The purpose of as-path prepending is to de-prefer a route advertised to
one AS with respect to the same route advertised to another AS.

We need to provide people with alternative methods to de-prefer
a route. For example:

To de-prefer a route at your ISP, use the communities as published
by that ISP. They will not be susceptible to preference attacks once
they leave this ISP.

To de-prefer a route further afield in the internet, as-path prepending
works in some cases, but not all. Usually 1, 2 or 3 prepends work in most
cases. Looking glasses can be used to verify if the prepends are working.

If as-prepending does not work, an alternative is to split the prefix
to the preferred path. That means to advertise multiple more-specific
prefixes that cover the range of the original prefix.

Do we want to make these recommendations?

My example illustrates one case where as-path prepending does not
work to de-prefer a route.
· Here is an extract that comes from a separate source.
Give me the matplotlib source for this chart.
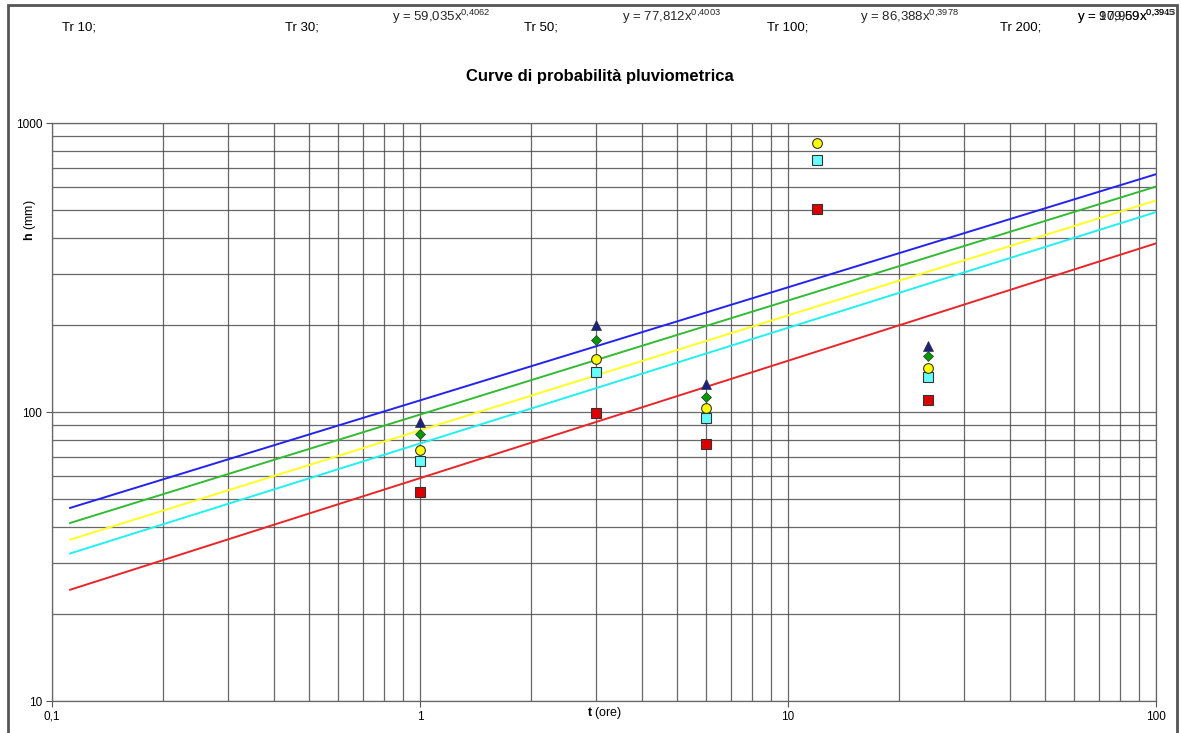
import numpy as np
import matplotlib
matplotlib.use("Agg")
import matplotlib.pyplot as plt
from matplotlib.ticker import FixedLocator, NullFormatter, FuncFormatter
from matplotlib.patches import Rectangle

plt.rcParams['font.family'] = ['Liberation Sans', 'DejaVu Sans']
plt.rcParams['mathtext.fontset'] = 'custom'
plt.rcParams['mathtext.rm'] = 'Liberation Sans'
plt.rcParams['mathtext.bf'] = 'Liberation Sans:bold'

# Durations (hours) and observed rainfall heights (mm) per return period
durations = [1, 3, 6, 12, 24]
h_tr10 = [53, 99.6, 77.8, 504, 110.4]
h_tr30 = [67.9, 137, 95, 745, 131.8]
h_tr50 = [74.1, 153, 103, 853, 141.5]
h_tr100 = [83.6, 177, 113, 1150, 155.7]
h_tr200 = [92.7, 199.5, 124.5, 1300, 168.6]

# Power-law fit coefficients h = a * t^n
coef_a = [59.035, 77.812, 86.388, 97.959, 109.69]
coef_n = [0.4062, 0.4003, 0.3978, 0.3945, 0.3913]
t_range = [0.112, 100]

tr_labels = ['Tr 10;', 'Tr 30;', 'Tr 50;', 'Tr 100;', 'Tr 200;']
line_colors = ['#e8262a', '#22f0f0', '#ffff22', '#33bb33', '#2323f0']

fig = plt.figure(figsize=(11.81, 7.33), dpi=100)
ax = fig.add_axes([52 / 1181, 1 - 701 / 733, (1156 - 52) / 1181, (701 - 123) / 733])

# Outer frame around the sheet
fig.patches.append(Rectangle((8 / 1181, -0.05), (1177 - 8) / 1181, 1 - 5 / 733 + 0.05,
                             transform=fig.transFigure, fill=False,
                             edgecolor='#555555', linewidth=2.0))

ax.set_xscale('log')
ax.set_yscale('log')
ax.set_xlim(0.1, 100)
ax.set_ylim(10, 1000)

# Trend lines
t_line = np.logspace(np.log10(t_range[0]), np.log10(t_range[1]), 50)
for a, n, c in zip(coef_a, coef_n, line_colors):
    ax.plot(t_line, a * t_line ** n, color=c, linewidth=1.4, zorder=3)

# Observed points
ax.plot(durations, h_tr10, 's', color='#dd0000', mec='#333333', mew=0.8, ms=7, zorder=4)
ax.plot(durations, h_tr30, 's', color='#66ffff', mec='#333333', mew=0.8, ms=7, zorder=4)
ax.plot(durations, h_tr50, 'o', color='#ffff00', mec='#333333', mew=0.8, ms=7, zorder=4)
ax.plot(durations, h_tr100, 'D', color='#009900', mec='#333333', mew=0.5, ms=5, zorder=4)
ax.plot(durations, h_tr200, '^', color='#1a237e', mec='#333333', mew=0.5, ms=7, zorder=4)

# Grid
ax.xaxis.set_minor_locator(FixedLocator([m * 10.0 ** e for e in range(-1, 2) for m in range(2, 10)]))
ax.yaxis.set_minor_locator(FixedLocator([m * 10.0 ** e for e in range(1, 3) for m in range(2, 10)]))
ax.xaxis.set_minor_formatter(NullFormatter())
ax.yaxis.set_minor_formatter(NullFormatter())
ax.xaxis.set_major_locator(FixedLocator([0.1, 1, 10, 100]))
ax.yaxis.set_major_locator(FixedLocator([10, 100, 1000]))
ax.xaxis.set_major_formatter(FuncFormatter(lambda v, p: f'{v:g}'.replace('.', ',')))
ax.yaxis.set_major_formatter(FuncFormatter(lambda v, p: f'{v:g}'))
ax.grid(True, which='both', color='#444444', linewidth=0.9, alpha=0.8)
ax.set_axisbelow(True)
ax.tick_params(which='minor', length=0)
ax.tick_params(which='major', length=4, width=0.8, color='#555555', labelsize=8.5, pad=3)
for s in ax.spines.values():
    s.set_color('#666666')
    s.set_linewidth(0.9)

# Axis titles placed like the original sheet
fig.text(605 / 1181, 1 - 713 / 733, r'$\mathbf{t}$ (ore)', ha='center', va='center', fontsize=9)
fig.text(30 / 1181, 1 - 220 / 733, r'$\mathbf{h}$ (mm)', ha='center', va='center',
         fontsize=9, rotation=90)

fig.text(600 / 1181, 1 - 76 / 733, 'Curve di probabilità pluviometrica',
         ha='center', va='center', fontsize=12, fontweight='bold')

# Header labels and equations
tr_x = [62, 285, 524, 767, 1000]
for lab, x in zip(tr_labels, tr_x):
    fig.text(x / 1181, 1 - 27 / 733, lab, ha='left', va='center', fontsize=9.5)

eq_x = [392, 622, 860, 1077, 1077]
for a, n, x in zip(coef_a, coef_n, eq_x):
    a_s = f'{a:.3f}'.rstrip('0').replace('.', ',') if a > 100 else f'{a:.3f}'.replace('.', ',')
    n_s = f'{n:.4f}'.replace('.', '{,}')
    fig.text(x / 1181, 1 - 17 / 733, f'y = {a_s}x$^{{{n_s}}}$', ha='left', va='center',
             fontsize=9.5, alpha=0.85)

fig.savefig('out.png', dpi=100)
It shows a way that large ISPs can help to
make as-path prepending work for this case.

Regards,
Jakob.

From: GROW  On Behalf Of Jakob Heitz (jheitz)
Sent: Wednesday, August 5, 2020 8:50 PM
To: grow@ietf.org
Subject: Re: [GROW] AS_Path prepend BCP

Consider a common problem

[An Ink Drawing]
Tier1-B sets local-preference for its customer to 120
and for its peer to 100.


How does Customer cause Tier1-B to prefer the path:
Content -> Tier1-B -> Tier1-A -> Regular-Provider -> Customer
instead of its default path:
Content -> Tier1-B -> Backup-Provider -> Customer
?

Solution 1
--
Customer advertises split prefixes to Regular-Provider.
Eg., 10.0.2.0/24 and 10.0.3/24 rather than 10.0.2/23.
This works, but causes bigger FIBs for everybody.

Solution 2
--
Customer advertises its routes with communities published by
Tier1-B to lower its local-preference to Backup-Provider.
This requires Backup-Provider to pass communities through
and for Customer to know what Backup-Provider's upstreams are.
It is operationally cumbersome.

Solution 3
--
Tier1-B implements a route-policy like:
if as-path length ge 15 then
  set local-preference 80
endif
Then Customer can add lots of AS prepends that will actually work!!

Regards,
Jakob.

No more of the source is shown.